A Abobo, c’est pratiquement le même décor, observé tous les matins, notamment au rond-point situé en face de la mairie de la commune ou au carrefour Samaké. Le transport en commun est désormais un enfer. Et ce rituel, c’est tous les matins qu’il faut s’y soumettre. «Avec la période des fêtes ce sera plus difficile…», convient-on.
Le trottoir, voie de circulation
Pire encore, la conduite sur le trottoir. De nombreuses personnes sont victimes, au quotidien de la mauvaise conduite des chauffeurs de gbakas, wôrô-wôrô qui prennent d’assaut les voies réservées aux piétons, sous le fallacieux prétexte d’éviter les embouteillages.
«Ici, il n’y a plus de trottoir, les gbakas, de Gesco (quartier Ouest de Yopougon) nous mènent la vie dure ; je me demande bien s’ils ont un cerveau», déclare dans une colère noire Philippe Kouadio.
Les propos de Philippe Kouadio se sont illustrés à travers la scène que nous avons observé ce samedi, aux environs de 10 h, au «carrefour zone», dans le quartier Port Bouet 2. En effet, c’est avec la peur au ventre que les populations empruntent les trottoirs de ce secteur. C’est un spectacle inimaginable, parce qu’à chaque pas les usagers sont obligés de regarder en arrière, pour ne pas être surpris par ces «seigneurs de la route».
Au moindre reproche de certains piétons, qui trouvent ce comportement anormal, c’est la foire aux injures. «Va te plaindre chez le président, fils de maudit-là» lance un apprenti de gbaka à un adulte, à qui le conducteur demande de céder le passage sur le trottoir pour ne pas se faire écraser le pied. Une scène qui nous laisse pantois, à telle enseigne que l'on se demande si nous avons changé de planète, où l’anormalité devient normale.
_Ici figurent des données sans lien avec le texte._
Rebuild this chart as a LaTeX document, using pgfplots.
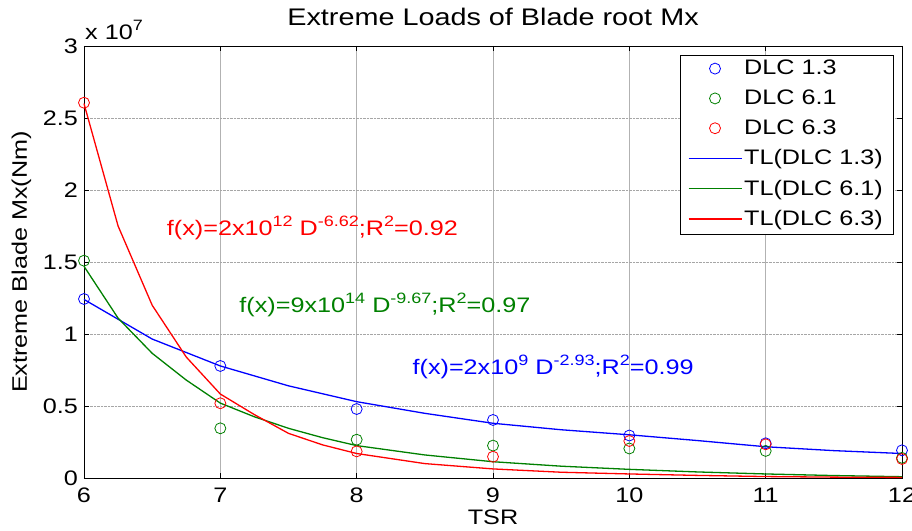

En outre, les gbakas ont la réputation de rouler portes ouvertes. Ces portières effleurent les passants, parfois les blessent sans pour autant s’arrêter. «Les gbakas sont un mal nécessaire. On n’a pas le choix, on est obligé de les subir au quotidien. Vous parlez des portières, mais vous oubliez aussi les rajouts de sièges dans les véhicules. J’ai eu un problème aux genoux à cause d’un gbaka que j’ai emprunté à Port Bouet 2. Je ne pouvais même pas plier ma jambe convenablement dans la voiture», fait savoir Isabelle Koné, commerçante de vêtements à Adjamé St Michel.
Ces deux communes situées dans la partie Nord d’Abidjan, sont reliées au Plateau, le quartier des affaires, et à la partie Sud de la capitale par des autoroutes, de quoi donner chaque matin au moins une heure de sueur froide aux passagers: quand il n’y a pas d’embouteillage, c’est en trombe que ces véhicules mal entretenues se jettent sur la route et le pire arrive souvent. «C’est dangereux d’emprunter ces voitures mais on va faire comment?», se résignent généralement les Ivoiriens.
Le permis à points, peut-être la solution
Du côté des autorités, l’on a conscience des énormes désagréments causés par ces véhicules de transport mais aucune mesure choc n’est prise. «Pour éviter le racket, on a retiré les agents de police des rues sans proposer autre chose pour imposer la discipline des automobilistes» reconnaît un conseiller de la municipalité de Yopougon.Que faire alors? «Il faut continuer à sensibiliser…», un échappatoire mainte fois ressassé qui n’a pas porté ses fruits.
Toutefois le permis à points annoncé dernièrement par le gouvernement pourrait peut-être avoir l’effet «épée de Damocles» et ramener nos chauffards à la raison.